In the notation used here there is no difference between the order we write the operators because they only operate on their own channel. This reflects the fact that physically the photons arrive at same time and any time lag will make them distinguishable. Unless the different polarizations cause a time lag, there is no such thing as the commutator above.

(My source for the theory is chapters 6 and 9 in Gerry and Knight "Introductory Modern Optics".)

 

[.Scott]

I wouldn't normally touch this question because there are way better people on this forum to respond.
But it's been almost a day now - so let me make some comments.

Right away, two different photons cannot interfere with each other. I believe the ket notation you are using is appropriate for two different paths for the same photon. If there are two photons whether "distinguishable" or not, they will each make their own independent path through the BS. So one output will have a 25% chance of yielding both photons, 50% chance of yielding one, and a 25% chance of remaining dark. The other output will yield whatever the first did not.

But I can't really tell if this is a full answer to your questions. If not, take another shot at it in your reply.

 

[PeterDonis]

Right away, two different photons cannot interfere with each other.

Yes, they can. But they have to be produced in such a way that they are not distinguishable.

 

[Mentz114]

[..]
Right away, two different photons cannot interfere with each other.

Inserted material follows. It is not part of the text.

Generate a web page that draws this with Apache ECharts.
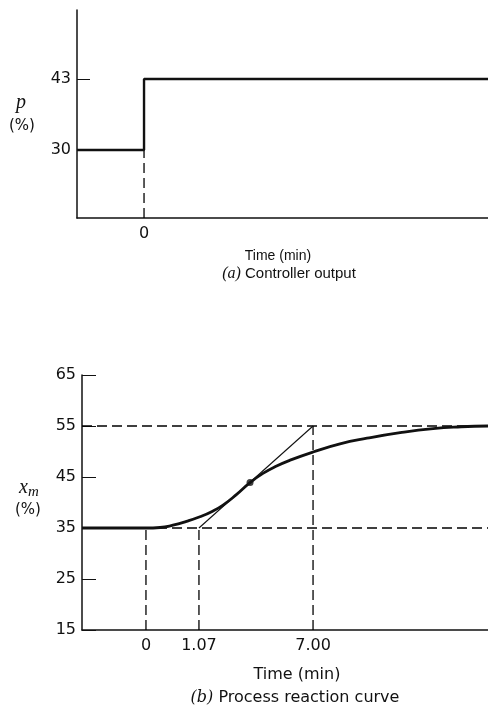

I believe the ket notation you are using is appropriate for two different paths for the same photon. If there are two photons whether "distinguishable" or not, they will each make their own independent path through the BS. So one output will have a 25% chance of yielding both photons, 50% chance of yielding one, and a 25% chance of remaining dark. The other output will yield whatever the first did not.
[..]
.

I agree with that. It the same as saying that independent photons reflect or transmit in the BS with equal probability 1/2.
I think what is required is to combine the input state operator $(\hat{a}_1^{\dagger}, \hat{a}_2^{\dagger})$ and the polarization and work with vector $(\hat{a}_1^{\dagger}, \hat{a}_1^{\dagger})\otimes (\cos(\theta),\sin(\theta))$ and similarly transform the BS transformation. It seems to be working but I can only get one good prediction at present.

I hope this has been done and I might get a reference.

Yes, they can. But they have to be produced in such a way that they are not distinguishable.

Orthogonally polarised photons do not interfere which is why the BS equation must include polarization.

 

[Cthugha]

You need to be careful with the BS transformation relation here.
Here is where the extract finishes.